-- Start of SUPPLIED MATERIAL --

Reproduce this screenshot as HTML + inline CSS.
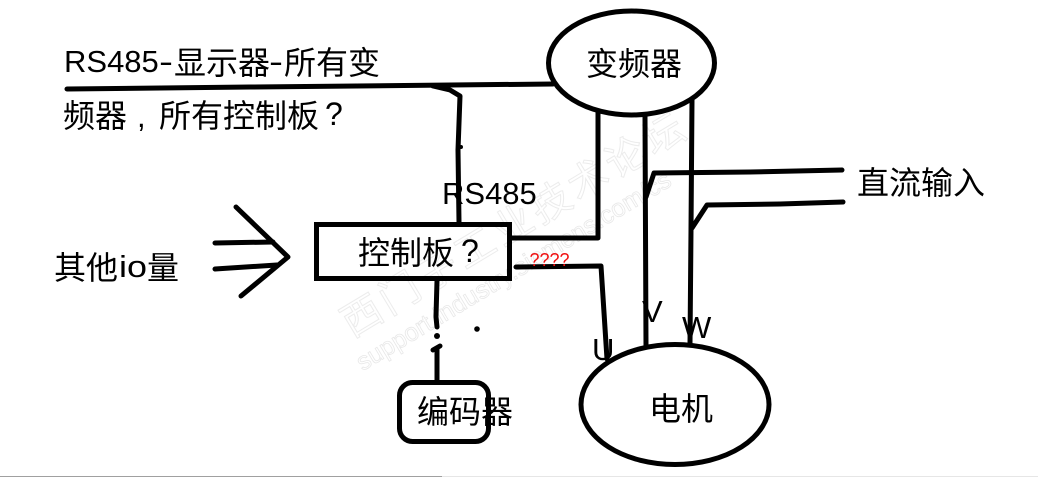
<!DOCTYPE html>
<html><head><meta charset="utf-8"><style>
html,body{margin:0;padding:0;background:#fff;width:1038px;height:477px;overflow:hidden}
svg{display:block}
text{font-family:"Liberation Sans","Noto Sans CJK SC",sans-serif;font-size:32px;fill:#000}
.lat{font-size:31px}
.l{fill:none;stroke:#000;stroke-width:5;stroke-linecap:round;stroke-linejoin:round}
</style></head><body>
<svg width="1038" height="477" viewBox="0 0 1038 477" xmlns="http://www.w3.org/2000/svg">
<rect width="1038" height="477" fill="#fff"/>
<rect x="0" y="476" width="442" height="1" fill="#a0a0a0"/>
<rect x="442" y="476" width="596" height="1" fill="#e6e6e6"/>
<!-- watermark -->
<g transform="translate(352,338) rotate(-31)">
<text x="0" y="0" style="font-size:40px;fill:#fff;stroke:#ececec;stroke-width:1;letter-spacing:4px">西门子工业技术论坛</text>
<text x="-8" y="34" style="font-size:25px;fill:#fff;stroke:#e8e8e8;stroke-width:.8">support.industry.siemens.com/cs</text>
</g>
<!-- shapes -->
<ellipse class="l" cx="631.5" cy="63" rx="83" ry="52"/>
<ellipse class="l" cx="675" cy="404.5" rx="94" ry="60"/>
<rect x="316.5" y="224.5" width="193" height="54" fill="none" stroke="#000" stroke-width="5"/>
<rect x="399.5" y="382.5" width="89" height="59" rx="13" fill="none" stroke="#000" stroke-width="5"/>
<!-- lines -->
<path class="l" d="M67 89 L250 87 L553 84"/>
<path class="l" d="M433 86 L450 90 L460 96 L458 150 L459 222"/>
<path class="l" d="M598 112 L598 238 L512 238"/>
<path class="l" d="M516 267 L601 266 L607 359"/>
<path class="l" d="M645 116 L646 346"/>
<path class="l" d="M692 100 L691 230 L690 344"/>
<path class="l" d="M646 197 L654 173 L750 172 L842 170"/>
<path class="l" d="M692 228 L707 205 L780 204 L843 202"/>
<path class="l" d="M236 207 L288 257 L241 296"/>
<path class="l" d="M215 243 L273 242"/>
<path class="l" d="M215 269 L277 265"/>
<path class="l" d="M437 281 L436 316"/>
<path class="l" d="M436 317 L437 327"/>
<circle cx="437" cy="336" r="3"/>
<path class="l" d="M433 350 L440 346 M437 348 L437 380"/>
<circle cx="477" cy="329" r="2.8"/>
<circle cx="461" cy="147" r="2"/>
<!-- text -->
<text class="lat" x="64" y="72">RS485</text>
<text class="lat" x="159" y="72" textLength="14" lengthAdjust="spacingAndGlyphs">-</text>
<text x="174" y="74">显示器</text>
<text class="lat" x="269" y="72" textLength="14" lengthAdjust="spacingAndGlyphs">-</text>
<text x="284" y="74">所有变</text>
<text x="63" y="127">频器</text>
<text class="lat" x="137" y="127">,</text>
<text x="159" y="127">所有控制板</text>
<text x="325" y="125">?</text>
<text class="lat" x="442" y="204">RS485</text>
<text x="358" y="264">控制板</text>
<text x="461" y="262">?</text>
<text x="586" y="75">变频器</text>
<text x="857" y="194">直流输入</text>
<text x="54" y="279">其他</text>
<text class="lat" x="119" y="277" textLength="28" lengthAdjust="spacingAndGlyphs">io</text>
<text x="147" y="279">量</text>
<text x="417" y="423">编码器</text>
<text x="649" y="420">电机</text>
<text class="lat" x="592" y="360">U</text>
<text class="lat" x="642" y="322">V</text>
<text class="lat" x="682" y="338">W</text>
<text x="529.5" y="266" style="font-size:18px;fill:#f01010">????</text>
</svg>
</body></html>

-- End of SUPPLIED MATERIAL --

### WHAT YOU SHOULD DO
Word for word, quote the full listing, omitting every picture.

### RESULT OF THIS TASK
Reproduce this screenshot as HTML + inline CSS.
<!DOCTYPE html>
<html><head><meta charset="utf-8"><style>
html,body{margin:0;padding:0;background:#fff;width:1038px;height:477px;overflow:hidden}
svg{display:block}
text{font-family:"Liberation Sans","Noto Sans CJK SC",sans-serif;font-size:32px;fill:#000}
.lat{font-size:31px}
.l{fill:none;stroke:#000;stroke-width:5;stroke-linecap:round;stroke-linejoin:round}
</style></head><body>
<svg width="1038" height="477" viewBox="0 0 1038 477" xmlns="http://www.w3.org/2000/svg">
<rect width="1038" height="477" fill="#fff"/>
<rect x="0" y="476" width="442" height="1" fill="#a0a0a0"/>
<rect x="442" y="476" width="596" height="1" fill="#e6e6e6"/>
<!-- watermark -->
<g transform="translate(352,338) rotate(-31)">
<text x="0" y="0" style="font-size:40px;fill:#fff;stroke:#ececec;stroke-width:1;letter-spacing:4px">西门子工业技术论坛</text>
<text x="-8" y="34" style="font-size:25px;fill:#fff;stroke:#e8e8e8;stroke-width:.8">support.industry.siemens.com/cs</text>
</g>
<!-- shapes -->
<ellipse class="l" cx="631.5" cy="63" rx="83" ry="52"/>
<ellipse class="l" cx="675" cy="404.5" rx="94" ry="60"/>
<rect x="316.5" y="224.5" width="193" height="54" fill="none" stroke="#000" stroke-width="5"/>
<rect x="399.5" y="382.5" width="89" height="59" rx="13" fill="none" stroke="#000" stroke-width="5"/>
<!-- lines -->
<path class="l" d="M67 89 L250 87 L553 84"/>
<path class="l" d="M433 86 L450 90 L460 96 L458 150 L459 222"/>
<path class="l" d="M598 112 L598 238 L512 238"/>
<path class="l" d="M516 267 L601 266 L607 359"/>
<path class="l" d="M645 116 L646 346"/>
<path class="l" d="M692 100 L691 230 L690 344"/>
<path class="l" d="M646 197 L654 173 L750 172 L842 170"/>
<path class="l" d="M692 228 L707 205 L780 204 L843 202"/>
<path class="l" d="M236 207 L288 257 L241 296"/>
<path class="l" d="M215 243 L273 242"/>
<path class="l" d="M215 269 L277 265"/>
<path class="l" d="M437 281 L436 316"/>
<path class="l" d="M436 317 L437 327"/>
<circle cx="437" cy="336" r="3"/>
<path class="l" d="M433 350 L440 346 M437 348 L437 380"/>
<circle cx="477" cy="329" r="2.8"/>
<circle cx="461" cy="147" r="2"/>
<!-- text -->
<text class="lat" x="64" y="72">RS485</text>
<text class="lat" x="159" y="72" textLength="14" lengthAdjust="spacingAndGlyphs">-</text>
<text x="174" y="74">显示器</text>
<text class="lat" x="269" y="72" textLength="14" lengthAdjust="spacingAndGlyphs">-</text>
<text x="284" y="74">所有变</text>
<text x="63" y="127">频器</text>
<text class="lat" x="137" y="127">,</text>
<text x="159" y="127">所有控制板</text>
<text x="325" y="125">?</text>
<text class="lat" x="442" y="204">RS485</text>
<text x="358" y="264">控制板</text>
<text x="461" y="262">?</text>
<text x="586" y="75">变频器</text>
<text x="857" y="194">直流输入</text>
<text x="54" y="279">其他</text>
<text class="lat" x="119" y="277" textLength="28" lengthAdjust="spacingAndGlyphs">io</text>
<text x="147" y="279">量</text>
<text x="417" y="423">编码器</text>
<text x="649" y="420">电机</text>
<text class="lat" x="592" y="360">U</text>
<text class="lat" x="642" y="322">V</text>
<text class="lat" x="682" y="338">W</text>
<text x="529.5" y="266" style="font-size:18px;fill:#f01010">????</text>
</svg>
</body></html>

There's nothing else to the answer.